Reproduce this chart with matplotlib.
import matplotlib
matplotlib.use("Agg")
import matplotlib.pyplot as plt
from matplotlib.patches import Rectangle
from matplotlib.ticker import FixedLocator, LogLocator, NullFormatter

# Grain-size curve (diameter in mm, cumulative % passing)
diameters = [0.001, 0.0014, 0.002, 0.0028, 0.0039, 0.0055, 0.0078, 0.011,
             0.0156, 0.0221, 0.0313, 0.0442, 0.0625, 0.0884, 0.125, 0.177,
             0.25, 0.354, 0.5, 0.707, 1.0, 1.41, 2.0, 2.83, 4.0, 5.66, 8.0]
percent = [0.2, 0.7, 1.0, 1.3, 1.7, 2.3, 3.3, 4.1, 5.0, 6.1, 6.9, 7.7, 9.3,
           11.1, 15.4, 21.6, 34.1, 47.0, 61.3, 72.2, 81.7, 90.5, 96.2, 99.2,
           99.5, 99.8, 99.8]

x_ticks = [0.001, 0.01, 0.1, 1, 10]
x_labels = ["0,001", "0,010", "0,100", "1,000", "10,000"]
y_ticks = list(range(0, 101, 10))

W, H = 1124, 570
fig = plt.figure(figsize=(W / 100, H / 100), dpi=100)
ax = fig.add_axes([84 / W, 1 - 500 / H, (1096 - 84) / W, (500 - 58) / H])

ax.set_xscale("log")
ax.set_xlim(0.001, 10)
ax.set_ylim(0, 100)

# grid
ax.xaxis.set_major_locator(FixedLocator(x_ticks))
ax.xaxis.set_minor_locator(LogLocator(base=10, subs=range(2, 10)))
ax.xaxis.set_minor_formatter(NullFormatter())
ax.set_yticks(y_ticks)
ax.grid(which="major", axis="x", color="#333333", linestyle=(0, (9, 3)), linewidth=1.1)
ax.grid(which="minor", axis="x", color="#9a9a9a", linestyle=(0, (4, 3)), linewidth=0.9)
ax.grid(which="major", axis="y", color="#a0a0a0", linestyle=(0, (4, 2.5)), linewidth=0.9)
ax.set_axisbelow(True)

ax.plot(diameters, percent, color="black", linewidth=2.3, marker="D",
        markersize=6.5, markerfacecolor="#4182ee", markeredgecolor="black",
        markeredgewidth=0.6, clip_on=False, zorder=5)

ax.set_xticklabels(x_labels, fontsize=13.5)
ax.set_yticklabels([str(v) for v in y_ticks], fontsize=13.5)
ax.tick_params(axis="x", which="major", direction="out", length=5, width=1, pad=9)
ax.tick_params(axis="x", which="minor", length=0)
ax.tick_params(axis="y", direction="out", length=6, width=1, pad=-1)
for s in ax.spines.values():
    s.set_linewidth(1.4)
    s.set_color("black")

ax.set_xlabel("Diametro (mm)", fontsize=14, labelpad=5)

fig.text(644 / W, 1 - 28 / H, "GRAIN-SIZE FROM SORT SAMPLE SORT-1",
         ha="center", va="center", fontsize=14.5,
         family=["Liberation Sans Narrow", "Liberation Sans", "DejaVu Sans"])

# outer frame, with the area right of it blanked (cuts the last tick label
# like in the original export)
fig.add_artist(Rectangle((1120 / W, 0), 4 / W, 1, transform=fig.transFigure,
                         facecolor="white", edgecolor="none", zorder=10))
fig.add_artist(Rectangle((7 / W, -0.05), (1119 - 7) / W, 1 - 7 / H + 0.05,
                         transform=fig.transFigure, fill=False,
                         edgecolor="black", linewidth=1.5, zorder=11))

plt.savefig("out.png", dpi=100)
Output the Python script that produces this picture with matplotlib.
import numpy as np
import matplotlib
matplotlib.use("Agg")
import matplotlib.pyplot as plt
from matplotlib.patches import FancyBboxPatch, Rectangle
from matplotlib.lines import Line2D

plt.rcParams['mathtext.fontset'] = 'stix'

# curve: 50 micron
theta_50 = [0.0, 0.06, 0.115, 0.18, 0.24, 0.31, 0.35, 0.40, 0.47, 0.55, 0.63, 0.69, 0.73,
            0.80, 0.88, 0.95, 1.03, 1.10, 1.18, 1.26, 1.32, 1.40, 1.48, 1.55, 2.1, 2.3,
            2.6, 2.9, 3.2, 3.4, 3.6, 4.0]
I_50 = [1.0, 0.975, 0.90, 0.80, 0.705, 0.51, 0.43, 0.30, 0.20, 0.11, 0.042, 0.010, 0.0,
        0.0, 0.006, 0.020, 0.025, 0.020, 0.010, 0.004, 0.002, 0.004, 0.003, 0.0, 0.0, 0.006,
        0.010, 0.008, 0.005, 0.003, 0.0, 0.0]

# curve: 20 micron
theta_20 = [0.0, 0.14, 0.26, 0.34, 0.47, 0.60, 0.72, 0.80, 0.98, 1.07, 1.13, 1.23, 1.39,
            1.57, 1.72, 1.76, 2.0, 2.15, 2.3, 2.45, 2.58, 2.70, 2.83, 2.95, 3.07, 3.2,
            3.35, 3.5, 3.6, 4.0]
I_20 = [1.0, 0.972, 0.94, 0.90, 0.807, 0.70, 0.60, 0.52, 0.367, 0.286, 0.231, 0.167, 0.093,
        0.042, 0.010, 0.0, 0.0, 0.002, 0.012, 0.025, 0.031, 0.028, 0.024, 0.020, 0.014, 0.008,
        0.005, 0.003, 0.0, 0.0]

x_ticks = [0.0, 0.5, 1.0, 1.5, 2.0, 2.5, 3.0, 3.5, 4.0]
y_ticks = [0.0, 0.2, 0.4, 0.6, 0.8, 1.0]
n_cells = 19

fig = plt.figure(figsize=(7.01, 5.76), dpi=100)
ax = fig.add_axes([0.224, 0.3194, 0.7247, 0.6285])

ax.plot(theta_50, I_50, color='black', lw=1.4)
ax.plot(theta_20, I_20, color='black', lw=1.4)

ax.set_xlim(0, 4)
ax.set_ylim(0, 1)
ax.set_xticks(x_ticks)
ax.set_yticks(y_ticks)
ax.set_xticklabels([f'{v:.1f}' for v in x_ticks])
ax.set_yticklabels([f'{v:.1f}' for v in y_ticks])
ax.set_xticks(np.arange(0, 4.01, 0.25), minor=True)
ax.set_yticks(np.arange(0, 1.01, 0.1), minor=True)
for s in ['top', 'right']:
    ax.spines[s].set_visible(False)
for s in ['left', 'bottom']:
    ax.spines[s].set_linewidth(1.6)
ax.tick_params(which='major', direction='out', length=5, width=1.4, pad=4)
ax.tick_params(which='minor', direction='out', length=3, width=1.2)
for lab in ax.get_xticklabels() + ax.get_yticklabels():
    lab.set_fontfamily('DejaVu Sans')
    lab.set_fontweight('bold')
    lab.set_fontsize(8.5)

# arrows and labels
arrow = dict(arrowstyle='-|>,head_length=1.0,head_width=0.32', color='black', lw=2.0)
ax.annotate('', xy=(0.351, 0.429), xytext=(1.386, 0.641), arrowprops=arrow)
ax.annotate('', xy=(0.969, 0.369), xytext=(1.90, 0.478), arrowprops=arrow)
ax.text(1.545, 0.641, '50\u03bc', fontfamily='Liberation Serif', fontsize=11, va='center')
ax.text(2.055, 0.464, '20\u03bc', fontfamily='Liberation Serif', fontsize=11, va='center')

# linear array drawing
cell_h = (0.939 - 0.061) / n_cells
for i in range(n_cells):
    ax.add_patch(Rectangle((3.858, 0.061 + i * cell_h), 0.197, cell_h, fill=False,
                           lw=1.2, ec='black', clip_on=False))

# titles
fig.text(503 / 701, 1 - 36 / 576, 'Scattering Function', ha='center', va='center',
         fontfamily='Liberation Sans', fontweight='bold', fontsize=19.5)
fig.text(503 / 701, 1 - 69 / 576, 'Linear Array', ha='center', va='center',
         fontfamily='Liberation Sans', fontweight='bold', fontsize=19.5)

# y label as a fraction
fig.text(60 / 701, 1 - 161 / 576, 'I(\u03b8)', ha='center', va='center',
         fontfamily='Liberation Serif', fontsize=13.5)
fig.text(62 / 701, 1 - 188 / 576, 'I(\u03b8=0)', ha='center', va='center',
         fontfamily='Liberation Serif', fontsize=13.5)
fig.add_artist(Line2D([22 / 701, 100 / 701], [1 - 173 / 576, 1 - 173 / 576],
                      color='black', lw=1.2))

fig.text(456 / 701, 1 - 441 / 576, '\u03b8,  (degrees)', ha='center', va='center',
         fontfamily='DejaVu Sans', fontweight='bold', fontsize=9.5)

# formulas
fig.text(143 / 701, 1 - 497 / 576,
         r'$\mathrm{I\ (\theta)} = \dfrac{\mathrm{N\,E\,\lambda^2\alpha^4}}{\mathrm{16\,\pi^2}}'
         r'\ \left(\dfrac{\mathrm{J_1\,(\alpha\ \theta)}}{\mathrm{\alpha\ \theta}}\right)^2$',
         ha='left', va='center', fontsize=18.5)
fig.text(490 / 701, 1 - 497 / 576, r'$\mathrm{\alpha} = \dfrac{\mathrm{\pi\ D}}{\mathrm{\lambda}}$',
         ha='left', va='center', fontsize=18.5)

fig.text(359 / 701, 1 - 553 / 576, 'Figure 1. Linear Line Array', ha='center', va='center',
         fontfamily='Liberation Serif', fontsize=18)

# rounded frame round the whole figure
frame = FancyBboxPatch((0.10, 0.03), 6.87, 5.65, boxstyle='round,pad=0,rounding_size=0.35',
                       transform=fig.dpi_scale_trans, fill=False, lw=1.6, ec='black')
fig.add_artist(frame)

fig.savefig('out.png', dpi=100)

..........

Problem to solve: Copy exactly the lines from the top of the entries through the line with "from matplotlib.ticker import" in it, please, keeping both ends and adding nothing.

Expected output:
Reproduce this chart with matplotlib.
import matplotlib
matplotlib.use("Agg")
import matplotlib.pyplot as plt
from matplotlib.patches import Rectangle
from matplotlib.ticker import FixedLocator, LogLocator, NullFormatter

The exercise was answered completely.